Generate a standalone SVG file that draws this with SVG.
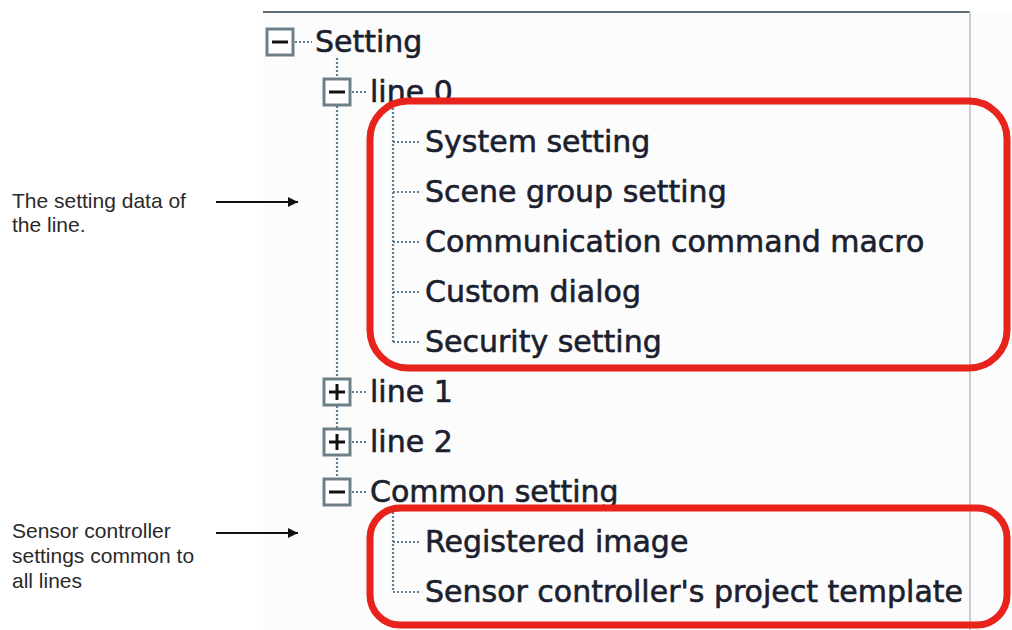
<svg xmlns="http://www.w3.org/2000/svg" width="1012" height="630" viewBox="0 0 1012 630">
<style>
.t{font-family:"DejaVu Sans",sans-serif;font-size:30px;fill:#1b1f2e;stroke:#1b1f2e;stroke-width:0.6}
.a{font-family:"Liberation Sans",Arial,sans-serif;font-size:21px;fill:#2a2a2a}
.box{fill:#fff;stroke:#6e8087;stroke-width:3}
.sign{stroke:#111;stroke-width:3}
.dot{stroke:#5f7d93;stroke-width:2.2;stroke-dasharray:2 2;fill:none}
.red{fill:none;stroke:#e8231c;stroke-width:7}
.arr{stroke:#111;stroke-width:1.8}
</style>
<defs>
<marker id="ah" viewBox="0 0 10 10" refX="10" refY="5" markerWidth="11" markerHeight="10" markerUnits="userSpaceOnUse" orient="auto">
<path d="M0,0 L10,5 L0,10 z" fill="#111"/>
</marker>
</defs>
<rect x="263" y="13" width="749" height="617" fill="#fcfcfd"/>
<line x1="263" y1="12" x2="970" y2="12" stroke="#5f6d75" stroke-width="2"/>
<line x1="970" y1="12" x2="970" y2="630" stroke="#c9cdd1" stroke-width="2"/>
<g id="connectors">
<line class="dot" x1="337" y1="58" x2="337" y2="480"/>
<line class="dot" x1="393" y1="108" x2="393" y2="342"/>
<line class="dot" x1="393" y1="508" x2="393" y2="592"/>
<line class="dot" x1="295" y1="42" x2="312" y2="42"/>
<line class="dot" x1="352" y1="92" x2="367" y2="92"/>
<line class="dot" x1="352" y1="392" x2="367" y2="392"/>
<line class="dot" x1="352" y1="442" x2="367" y2="442"/>
<line class="dot" x1="352" y1="492" x2="367" y2="492"/>
<line class="dot" x1="393" y1="142" x2="420" y2="142"/>
<line class="dot" x1="393" y1="192" x2="420" y2="192"/>
<line class="dot" x1="393" y1="242" x2="420" y2="242"/>
<line class="dot" x1="393" y1="292" x2="420" y2="292"/>
<line class="dot" x1="393" y1="342" x2="420" y2="342"/>
<line class="dot" x1="393" y1="542" x2="420" y2="542"/>
<line class="dot" x1="393" y1="592" x2="420" y2="592"/>
<line class="arr" x1="216" y1="202" x2="298" y2="202" marker-end="url(#ah)"/>
<line class="arr" x1="216" y1="533" x2="298" y2="533" marker-end="url(#ah)"/>
</g>
<g id="setting">
<rect class="box" x="267" y="29" width="26" height="26"/>
<line class="sign" x1="272" y1="42" x2="288" y2="42"/>
<text class="t" x="315" y="52">Setting</text>
</g>
<g id="line0">
<rect class="box" x="324" y="79" width="26" height="26"/>
<line class="sign" x1="329" y1="92" x2="345" y2="92"/>
<text class="t" x="370" y="102">line 0</text>
</g>
<g id="system-setting"><text class="t" x="425" y="152">System setting</text></g>
<g id="scene-group-setting"><text class="t" x="425" y="202">Scene group setting</text></g>
<g id="communication-command-macro"><text class="t" x="425" y="252">Communication command macro</text></g>
<g id="custom-dialog"><text class="t" x="425" y="302">Custom dialog</text></g>
<g id="security-setting"><text class="t" x="425" y="352">Security setting</text></g>
<g id="line1">
<rect class="box" x="324" y="379" width="26" height="26"/>
<line class="sign" x1="329" y1="392" x2="345" y2="392"/>
<line class="sign" x1="337" y1="384" x2="337" y2="400"/>
<text class="t" x="370" y="402">line 1</text>
</g>
<g id="line2">
<rect class="box" x="324" y="429" width="26" height="26"/>
<line class="sign" x1="329" y1="442" x2="345" y2="442"/>
<line class="sign" x1="337" y1="434" x2="337" y2="450"/>
<text class="t" x="370" y="452">line 2</text>
</g>
<g id="common-setting">
<rect class="box" x="324" y="479" width="26" height="26"/>
<line class="sign" x1="329" y1="492" x2="345" y2="492"/>
<text class="t" x="370" y="502">Common setting</text>
</g>
<g id="registered-image"><text class="t" x="425" y="552">Registered image</text></g>
<g id="project-template"><text class="t" x="425" y="602">Sensor controller's project template</text></g>
<g id="highlight-line">
<rect class="red" x="370" y="101" width="637" height="267" rx="38"/>
</g>
<g id="highlight-common">
<rect class="red" x="370" y="508" width="637" height="117" rx="30"/>
</g>
<g id="note-line">
<text class="a" x="12" y="208">The setting data of</text>
<text class="a" x="12" y="232">the line.</text>
</g>
<g id="note-common">
<text class="a" x="12" y="538">Sensor controller</text>
<text class="a" x="12" y="563">settings common to</text>
<text class="a" x="12" y="588">all lines</text>
</g>
</svg>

GOAL: Copy each line in full and exactly, omitting any picture.

EXERCISE OUTPUT:
Generate a standalone SVG file that draws this with SVG.
<svg xmlns="http://www.w3.org/2000/svg" width="1012" height="630" viewBox="0 0 1012 630">
<style>
.t{font-family:"DejaVu Sans",sans-serif;font-size:30px;fill:#1b1f2e;stroke:#1b1f2e;stroke-width:0.6}
.a{font-family:"Liberation Sans",Arial,sans-serif;font-size:21px;fill:#2a2a2a}
.box{fill:#fff;stroke:#6e8087;stroke-width:3}
.sign{stroke:#111;stroke-width:3}
.dot{stroke:#5f7d93;stroke-width:2.2;stroke-dasharray:2 2;fill:none}
.red{fill:none;stroke:#e8231c;stroke-width:7}
.arr{stroke:#111;stroke-width:1.8}
</style>
<defs>
<marker id="ah" viewBox="0 0 10 10" refX="10" refY="5" markerWidth="11" markerHeight="10" markerUnits="userSpaceOnUse" orient="auto">
<path d="M0,0 L10,5 L0,10 z" fill="#111"/>
</marker>
</defs>
<rect x="263" y="13" width="749" height="617" fill="#fcfcfd"/>
<line x1="263" y1="12" x2="970" y2="12" stroke="#5f6d75" stroke-width="2"/>
<line x1="970" y1="12" x2="970" y2="630" stroke="#c9cdd1" stroke-width="2"/>
<g id="connectors">
<line class="dot" x1="337" y1="58" x2="337" y2="480"/>
<line class="dot" x1="393" y1="108" x2="393" y2="342"/>
<line class="dot" x1="393" y1="508" x2="393" y2="592"/>
<line class="dot" x1="295" y1="42" x2="312" y2="42"/>
<line class="dot" x1="352" y1="92" x2="367" y2="92"/>
<line class="dot" x1="352" y1="392" x2="367" y2="392"/>
<line class="dot" x1="352" y1="442" x2="367" y2="442"/>
<line class="dot" x1="352" y1="492" x2="367" y2="492"/>
<line class="dot" x1="393" y1="142" x2="420" y2="142"/>
<line class="dot" x1="393" y1="192" x2="420" y2="192"/>
<line class="dot" x1="393" y1="242" x2="420" y2="242"/>
<line class="dot" x1="393" y1="292" x2="420" y2="292"/>
<line class="dot" x1="393" y1="342" x2="420" y2="342"/>
<line class="dot" x1="393" y1="542" x2="420" y2="542"/>
<line class="dot" x1="393" y1="592" x2="420" y2="592"/>
<line class="arr" x1="216" y1="202" x2="298" y2="202" marker-end="url(#ah)"/>
<line class="arr" x1="216" y1="533" x2="298" y2="533" marker-end="url(#ah)"/>
</g>
<g id="setting">
<rect class="box" x="267" y="29" width="26" height="26"/>
<line class="sign" x1="272" y1="42" x2="288" y2="42"/>
<text class="t" x="315" y="52">Setting</text>
</g>
<g id="line0">
<rect class="box" x="324" y="79" width="26" height="26"/>
<line class="sign" x1="329" y1="92" x2="345" y2="92"/>
<text class="t" x="370" y="102">line 0</text>
</g>
<g id="system-setting"><text class="t" x="425" y="152">System setting</text></g>
<g id="scene-group-setting"><text class="t" x="425" y="202">Scene group setting</text></g>
<g id="communication-command-macro"><text class="t" x="425" y="252">Communication command macro</text></g>
<g id="custom-dialog"><text class="t" x="425" y="302">Custom dialog</text></g>
<g id="security-setting"><text class="t" x="425" y="352">Security setting</text></g>
<g id="line1">
<rect class="box" x="324" y="379" width="26" height="26"/>
<line class="sign" x1="329" y1="392" x2="345" y2="392"/>
<line class="sign" x1="337" y1="384" x2="337" y2="400"/>
<text class="t" x="370" y="402">line 1</text>
</g>
<g id="line2">
<rect class="box" x="324" y="429" width="26" height="26"/>
<line class="sign" x1="329" y1="442" x2="345" y2="442"/>
<line class="sign" x1="337" y1="434" x2="337" y2="450"/>
<text class="t" x="370" y="452">line 2</text>
</g>
<g id="common-setting">
<rect class="box" x="324" y="479" width="26" height="26"/>
<line class="sign" x1="329" y1="492" x2="345" y2="492"/>
<text class="t" x="370" y="502">Common setting</text>
</g>
<g id="registered-image"><text class="t" x="425" y="552">Registered image</text></g>
<g id="project-template"><text class="t" x="425" y="602">Sensor controller's project template</text></g>
<g id="highlight-line">
<rect class="red" x="370" y="101" width="637" height="267" rx="38"/>
</g>
<g id="highlight-common">
<rect class="red" x="370" y="508" width="637" height="117" rx="30"/>
</g>
<g id="note-line">
<text class="a" x="12" y="208">The setting data of</text>
<text class="a" x="12" y="232">the line.</text>
</g>
<g id="note-common">
<text class="a" x="12" y="538">Sensor controller</text>
<text class="a" x="12" y="563">settings common to</text>
<text class="a" x="12" y="588">all lines</text>
</g>
</svg>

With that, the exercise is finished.